Data block.
● ● ● ● ●

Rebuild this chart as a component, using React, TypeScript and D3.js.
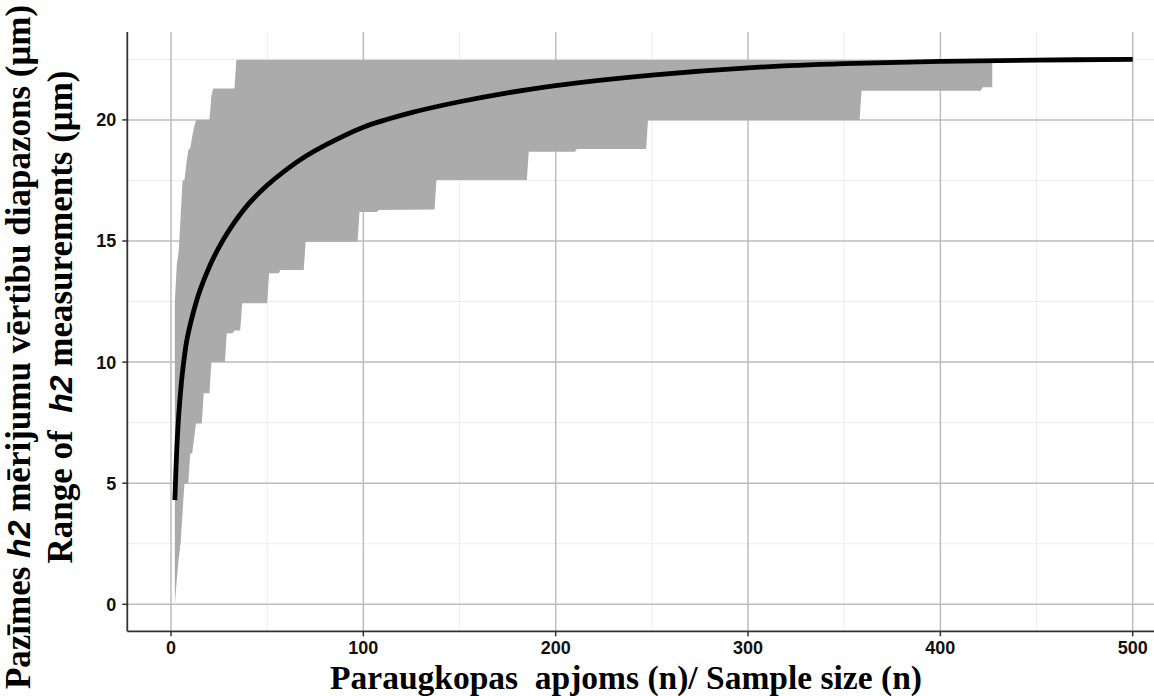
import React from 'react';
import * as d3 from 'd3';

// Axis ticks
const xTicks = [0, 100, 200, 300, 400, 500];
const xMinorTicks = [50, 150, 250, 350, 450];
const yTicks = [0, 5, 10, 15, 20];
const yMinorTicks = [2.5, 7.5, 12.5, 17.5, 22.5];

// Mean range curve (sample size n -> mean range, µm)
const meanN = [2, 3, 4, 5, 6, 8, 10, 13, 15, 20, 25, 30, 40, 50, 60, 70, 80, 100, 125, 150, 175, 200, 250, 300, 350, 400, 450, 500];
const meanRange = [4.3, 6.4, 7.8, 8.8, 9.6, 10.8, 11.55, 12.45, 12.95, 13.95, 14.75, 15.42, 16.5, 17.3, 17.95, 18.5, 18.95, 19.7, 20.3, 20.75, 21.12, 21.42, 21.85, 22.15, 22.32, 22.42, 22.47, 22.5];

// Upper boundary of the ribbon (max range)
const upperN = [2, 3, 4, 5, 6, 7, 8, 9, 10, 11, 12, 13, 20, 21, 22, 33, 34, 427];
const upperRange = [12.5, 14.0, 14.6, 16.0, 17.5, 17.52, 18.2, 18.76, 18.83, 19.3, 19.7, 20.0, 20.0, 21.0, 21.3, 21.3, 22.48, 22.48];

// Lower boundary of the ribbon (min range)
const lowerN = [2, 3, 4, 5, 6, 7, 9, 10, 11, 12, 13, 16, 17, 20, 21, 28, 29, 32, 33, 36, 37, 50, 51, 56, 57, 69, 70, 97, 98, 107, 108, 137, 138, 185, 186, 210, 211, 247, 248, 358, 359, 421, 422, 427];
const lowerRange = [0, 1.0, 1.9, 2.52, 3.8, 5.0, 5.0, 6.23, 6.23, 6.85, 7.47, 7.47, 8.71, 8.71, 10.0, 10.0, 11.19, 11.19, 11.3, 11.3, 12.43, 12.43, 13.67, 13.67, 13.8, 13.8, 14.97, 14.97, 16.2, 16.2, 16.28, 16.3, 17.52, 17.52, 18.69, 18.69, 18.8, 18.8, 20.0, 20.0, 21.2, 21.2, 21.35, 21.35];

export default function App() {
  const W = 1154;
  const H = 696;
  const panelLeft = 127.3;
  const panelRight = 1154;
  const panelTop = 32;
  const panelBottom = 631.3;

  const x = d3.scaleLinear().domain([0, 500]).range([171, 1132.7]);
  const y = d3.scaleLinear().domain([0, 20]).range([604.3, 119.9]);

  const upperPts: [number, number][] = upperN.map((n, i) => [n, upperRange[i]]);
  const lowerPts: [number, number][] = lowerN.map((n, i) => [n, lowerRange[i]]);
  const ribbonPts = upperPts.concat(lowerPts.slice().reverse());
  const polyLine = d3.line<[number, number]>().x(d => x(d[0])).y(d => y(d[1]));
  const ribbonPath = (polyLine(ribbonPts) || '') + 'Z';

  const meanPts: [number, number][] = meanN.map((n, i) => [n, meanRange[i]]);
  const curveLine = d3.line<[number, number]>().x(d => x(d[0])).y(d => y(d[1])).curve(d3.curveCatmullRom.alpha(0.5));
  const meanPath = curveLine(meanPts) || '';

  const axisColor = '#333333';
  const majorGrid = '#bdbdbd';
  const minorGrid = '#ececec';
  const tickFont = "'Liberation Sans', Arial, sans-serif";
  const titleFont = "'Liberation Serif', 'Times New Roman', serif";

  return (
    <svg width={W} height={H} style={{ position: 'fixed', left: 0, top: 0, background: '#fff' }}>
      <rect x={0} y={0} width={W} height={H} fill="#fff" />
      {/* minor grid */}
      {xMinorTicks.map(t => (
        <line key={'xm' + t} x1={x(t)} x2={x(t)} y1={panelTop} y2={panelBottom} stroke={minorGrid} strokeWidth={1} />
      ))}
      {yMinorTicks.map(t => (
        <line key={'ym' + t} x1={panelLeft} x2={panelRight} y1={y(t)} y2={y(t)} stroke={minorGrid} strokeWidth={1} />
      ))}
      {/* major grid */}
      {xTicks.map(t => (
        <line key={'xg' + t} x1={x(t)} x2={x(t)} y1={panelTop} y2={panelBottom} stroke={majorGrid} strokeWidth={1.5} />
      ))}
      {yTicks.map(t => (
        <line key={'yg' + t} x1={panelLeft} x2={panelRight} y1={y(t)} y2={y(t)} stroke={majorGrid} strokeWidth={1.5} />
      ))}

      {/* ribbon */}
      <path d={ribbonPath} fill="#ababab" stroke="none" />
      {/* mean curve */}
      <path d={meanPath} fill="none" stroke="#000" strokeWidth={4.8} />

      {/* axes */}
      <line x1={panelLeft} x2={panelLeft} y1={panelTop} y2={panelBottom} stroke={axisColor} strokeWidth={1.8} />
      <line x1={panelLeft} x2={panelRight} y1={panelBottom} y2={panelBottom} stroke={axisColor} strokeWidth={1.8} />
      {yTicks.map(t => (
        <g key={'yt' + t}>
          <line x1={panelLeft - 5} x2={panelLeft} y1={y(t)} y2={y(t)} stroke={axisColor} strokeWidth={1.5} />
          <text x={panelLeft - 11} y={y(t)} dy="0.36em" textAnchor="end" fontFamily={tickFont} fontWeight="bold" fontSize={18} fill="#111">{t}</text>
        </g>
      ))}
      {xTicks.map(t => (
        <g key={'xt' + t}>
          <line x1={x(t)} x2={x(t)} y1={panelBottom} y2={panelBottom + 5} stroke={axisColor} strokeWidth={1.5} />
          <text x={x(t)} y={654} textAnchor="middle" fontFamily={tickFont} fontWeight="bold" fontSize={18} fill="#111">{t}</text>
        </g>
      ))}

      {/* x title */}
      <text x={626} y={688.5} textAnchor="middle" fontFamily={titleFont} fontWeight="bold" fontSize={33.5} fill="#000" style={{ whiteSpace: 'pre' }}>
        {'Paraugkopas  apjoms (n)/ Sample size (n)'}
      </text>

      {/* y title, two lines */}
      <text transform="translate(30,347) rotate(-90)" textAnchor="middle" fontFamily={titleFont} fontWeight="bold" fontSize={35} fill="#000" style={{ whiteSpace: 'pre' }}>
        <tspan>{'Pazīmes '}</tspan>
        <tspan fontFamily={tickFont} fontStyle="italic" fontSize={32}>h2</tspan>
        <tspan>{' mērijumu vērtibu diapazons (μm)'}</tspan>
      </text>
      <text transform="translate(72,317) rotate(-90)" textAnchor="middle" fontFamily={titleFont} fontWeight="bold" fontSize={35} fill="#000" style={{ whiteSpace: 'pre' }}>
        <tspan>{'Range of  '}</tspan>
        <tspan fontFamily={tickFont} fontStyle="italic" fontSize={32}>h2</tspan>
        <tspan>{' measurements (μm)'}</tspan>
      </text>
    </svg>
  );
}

● ● ● ● ●

Goal. Output the material word for word, omitting its pictures.

Full answer.
Rebuild this chart as a component, using React, TypeScript and D3.js.
import React from 'react';
import * as d3 from 'd3';

// Axis ticks
const xTicks = [0, 100, 200, 300, 400, 500];
const xMinorTicks = [50, 150, 250, 350, 450];
const yTicks = [0, 5, 10, 15, 20];
const yMinorTicks = [2.5, 7.5, 12.5, 17.5, 22.5];

// Mean range curve (sample size n -> mean range, µm)
const meanN = [2, 3, 4, 5, 6, 8, 10, 13, 15, 20, 25, 30, 40, 50, 60, 70, 80, 100, 125, 150, 175, 200, 250, 300, 350, 400, 450, 500];
const meanRange = [4.3, 6.4, 7.8, 8.8, 9.6, 10.8, 11.55, 12.45, 12.95, 13.95, 14.75, 15.42, 16.5, 17.3, 17.95, 18.5, 18.95, 19.7, 20.3, 20.75, 21.12, 21.42, 21.85, 22.15, 22.32, 22.42, 22.47, 22.5];

// Upper boundary of the ribbon (max range)
const upperN = [2, 3, 4, 5, 6, 7, 8, 9, 10, 11, 12, 13, 20, 21, 22, 33, 34, 427];
const upperRange = [12.5, 14.0, 14.6, 16.0, 17.5, 17.52, 18.2, 18.76, 18.83, 19.3, 19.7, 20.0, 20.0, 21.0, 21.3, 21.3, 22.48, 22.48];

// Lower boundary of the ribbon (min range)
const lowerN = [2, 3, 4, 5, 6, 7, 9, 10, 11, 12, 13, 16, 17, 20, 21, 28, 29, 32, 33, 36, 37, 50, 51, 56, 57, 69, 70, 97, 98, 107, 108, 137, 138, 185, 186, 210, 211, 247, 248, 358, 359, 421, 422, 427];
const lowerRange = [0, 1.0, 1.9, 2.52, 3.8, 5.0, 5.0, 6.23, 6.23, 6.85, 7.47, 7.47, 8.71, 8.71, 10.0, 10.0, 11.19, 11.19, 11.3, 11.3, 12.43, 12.43, 13.67, 13.67, 13.8, 13.8, 14.97, 14.97, 16.2, 16.2, 16.28, 16.3, 17.52, 17.52, 18.69, 18.69, 18.8, 18.8, 20.0, 20.0, 21.2, 21.2, 21.35, 21.35];

export default function App() {
  const W = 1154;
  const H = 696;
  const panelLeft = 127.3;
  const panelRight = 1154;
  const panelTop = 32;
  const panelBottom = 631.3;

  const x = d3.scaleLinear().domain([0, 500]).range([171, 1132.7]);
  const y = d3.scaleLinear().domain([0, 20]).range([604.3, 119.9]);

  const upperPts: [number, number][] = upperN.map((n, i) => [n, upperRange[i]]);
  const lowerPts: [number, number][] = lowerN.map((n, i) => [n, lowerRange[i]]);
  const ribbonPts = upperPts.concat(lowerPts.slice().reverse());
  const polyLine = d3.line<[number, number]>().x(d => x(d[0])).y(d => y(d[1]));
  const ribbonPath = (polyLine(ribbonPts) || '') + 'Z';

  const meanPts: [number, number][] = meanN.map((n, i) => [n, meanRange[i]]);
  const curveLine = d3.line<[number, number]>().x(d => x(d[0])).y(d => y(d[1])).curve(d3.curveCatmullRom.alpha(0.5));
  const meanPath = curveLine(meanPts) || '';

  const axisColor = '#333333';
  const majorGrid = '#bdbdbd';
  const minorGrid = '#ececec';
  const tickFont = "'Liberation Sans', Arial, sans-serif";
  const titleFont = "'Liberation Serif', 'Times New Roman', serif";

  return (
    <svg width={W} height={H} style={{ position: 'fixed', left: 0, top: 0, background: '#fff' }}>
      <rect x={0} y={0} width={W} height={H} fill="#fff" />
      {/* minor grid */}
      {xMinorTicks.map(t => (
        <line key={'xm' + t} x1={x(t)} x2={x(t)} y1={panelTop} y2={panelBottom} stroke={minorGrid} strokeWidth={1} />
      ))}
      {yMinorTicks.map(t => (
        <line key={'ym' + t} x1={panelLeft} x2={panelRight} y1={y(t)} y2={y(t)} stroke={minorGrid} strokeWidth={1} />
      ))}
      {/* major grid */}
      {xTicks.map(t => (
        <line key={'xg' + t} x1={x(t)} x2={x(t)} y1={panelTop} y2={panelBottom} stroke={majorGrid} strokeWidth={1.5} />
      ))}
      {yTicks.map(t => (
        <line key={'yg' + t} x1={panelLeft} x2={panelRight} y1={y(t)} y2={y(t)} stroke={majorGrid} strokeWidth={1.5} />
      ))}

      {/* ribbon */}
      <path d={ribbonPath} fill="#ababab" stroke="none" />
      {/* mean curve */}
      <path d={meanPath} fill="none" stroke="#000" strokeWidth={4.8} />

      {/* axes */}
      <line x1={panelLeft} x2={panelLeft} y1={panelTop} y2={panelBottom} stroke={axisColor} strokeWidth={1.8} />
      <line x1={panelLeft} x2={panelRight} y1={panelBottom} y2={panelBottom} stroke={axisColor} strokeWidth={1.8} />
      {yTicks.map(t => (
        <g key={'yt' + t}>
          <line x1={panelLeft - 5} x2={panelLeft} y1={y(t)} y2={y(t)} stroke={axisColor} strokeWidth={1.5} />
          <text x={panelLeft - 11} y={y(t)} dy="0.36em" textAnchor="end" fontFamily={tickFont} fontWeight="bold" fontSize={18} fill="#111">{t}</text>
        </g>
      ))}
      {xTicks.map(t => (
        <g key={'xt' + t}>
          <line x1={x(t)} x2={x(t)} y1={panelBottom} y2={panelBottom + 5} stroke={axisColor} strokeWidth={1.5} />
          <text x={x(t)} y={654} textAnchor="middle" fontFamily={tickFont} fontWeight="bold" fontSize={18} fill="#111">{t}</text>
        </g>
      ))}

      {/* x title */}
      <text x={626} y={688.5} textAnchor="middle" fontFamily={titleFont} fontWeight="bold" fontSize={33.5} fill="#000" style={{ whiteSpace: 'pre' }}>
        {'Paraugkopas  apjoms (n)/ Sample size (n)'}
      </text>

      {/* y title, two lines */}
      <text transform="translate(30,347) rotate(-90)" textAnchor="middle" fontFamily={titleFont} fontWeight="bold" fontSize={35} fill="#000" style={{ whiteSpace: 'pre' }}>
        <tspan>{'Pazīmes '}</tspan>
        <tspan fontFamily={tickFont} fontStyle="italic" fontSize={32}>h2</tspan>
        <tspan>{' mērijumu vērtibu diapazons (μm)'}</tspan>
      </text>
      <text transform="translate(72,317) rotate(-90)" textAnchor="middle" fontFamily={titleFont} fontWeight="bold" fontSize={35} fill="#000" style={{ whiteSpace: 'pre' }}>
        <tspan>{'Range of  '}</tspan>
        <tspan fontFamily={tickFont} fontStyle="italic" fontSize={32}>h2</tspan>
        <tspan>{' measurements (μm)'}</tspan>
      </text>
    </svg>
  );
}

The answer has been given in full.